• IAAF suspended country after investigation revealed systematic doping
• IOC was waiting on ruling as it decides whether to ban entire country

The court of arbitration for sport upheld the ban on Russia’s track and field team from competing at the Rio Olympic Games and in doing so dramatically increased the pressure on the International Olympic Committee to extend such a ban to other Russian sports.

The IOC president, Thomas Bach, who is a close friend of Vladimir Putin, is known to be firmly against a blanket ban but is facing growing calls to make sure Russian competitors in other sports are either excluded or made to undergo an individual examination by the World Anti-Doping Agency. The IOC’s executive board will decide whether to ban the 387-strong Russian Olympic team at an emergency conference on Sunday.

The Cas said it had unanimously voted to uphold the decision of the IAAF, athletics’ governing body, which decided in November to ban Russia following long and sustained revelations about state-sponsored doping.

The IAAF had argued no athlete who had trained inside the Russian system could be trusted to be clean because positive samples were routinely switched or destroyed, athletes were forewarned of tests, and there was a deep-rooted culture of performance-enhancing drugs. The Cas decision to accept the IAAF’s position means 68 Russian athletes who had appealed, with the backing of the Russian Olympic Committee, have nowhere left to turn.

As things stand, the long jumper Darya Klishina, who trains in Miami and was cleared to compete by the IAAF’s Doping Review Board, will be the only Russian track and field star in Rio. The whistleblower Yuliya Stepanova, who was also approved to run by the IAAF, still has to wait for IOC approval to compete.

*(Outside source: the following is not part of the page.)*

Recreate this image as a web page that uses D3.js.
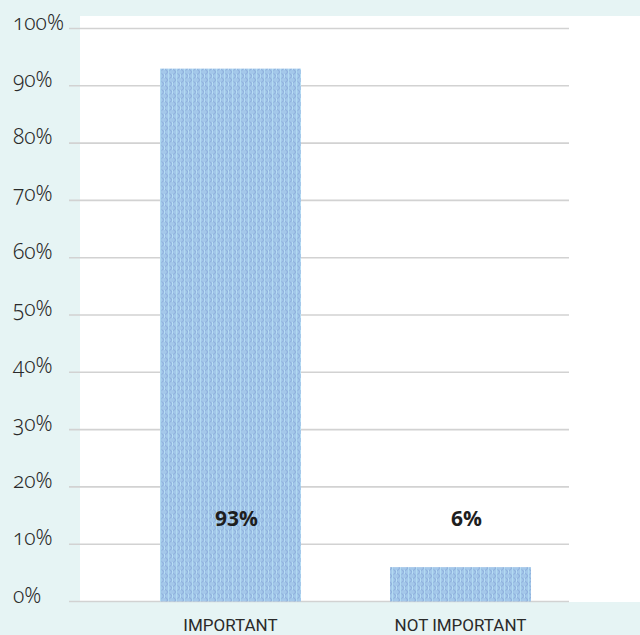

The news was welcomed by the IAAF, which said the verdict had “created a level playing field for athletes and upheld the rights of the IAAF to use its rules for the protection of the sport and support the credibility and integrity of competition”. The IAAF president, Sebastian Coe, struck a conciliatory tone, saying: “While we are thankful our rules and our power to uphold our rules and the anti-doping code have been supported, this is not a day for triumphant statements. I didn’t come into this sport to stop athletes from competing. It is our federation’s instinctive desire to include, not exclude.

“Beyond Rio the IAAF taskforce will continue to work with Russia to establish a clean safe environment for its athletes so its federation and team can return to international recognition and competition.”

The Kremlin quickly expressed its disapproval of the decision, which was thought by most sports lawyers to be in the balance. Its spokesman Dmitry Peskov said: “I certainly regret such a decision by the court which refers to absolutely all of our athletes [who filed the claims]. The principle of collective responsibility is hardly acceptable.” Russia’s sports minister, Vitaly Mutko, added: “I regret this decision. Unfortunately, a certain precedent has been established for collective responsibility.”

The political wrangling will continue over what to do with other Russian sports. Some senior figures believe the Russia team could be banned outright based on the IOC’s Olympic charter. Article 4.5 warns national Olympic committees that, while they can work with governments, “they shall not associate themselves with any activity which would be in contradiction with the Olympic charter”. Article 4.6 states they “must preserve their autonomy and resist pressures of any kind which may prevent them from complying with the Olympic charter”.

Those figures point out that on Monday the law professor Richard McLaren revealed that Yuri Nagornykh, the former Russian deputy minister of sport, who was also a member of the ROC, had the job of deciding whether every positive drugs test from the Moscow Laboratory from 2011 would be covered up or not. The attempt to distort sport went right to the heart of government and the ROC.

Many in the IOC would prefer to allow individual federations the opportunity to ban Russian competitors from their sport. Whatever happens, Russian track and field athletes are unlikely to be the only ones banned. The International Weightlifting Federation is on the verge of confirming Russia’s team will be banned from Rio, along with Belarus, Bulgaria and Kazakhstan, and there are also questions about Russia’s swimmers and rowers.

Bach is likely to continue to face pressure from anti-doping groups and athletes to take a strong position on Russia. The president has received an urgent letter from more than a dozen national anti-doping organisations urging the IOC to immediately suspend the ROC and ban all Russian athletes from the Rio Olympics – allowing them to compete under a neutral flag only if a taskforce, approved by the IOC and World Anti-Doping Agency, verified they were clean.

This, they argued, would strike a fair balance between the IOC’s stated concerns between collective responsibility and individual justice “so that no truly clean elite Russian athlete is barred from the Olympic Games”.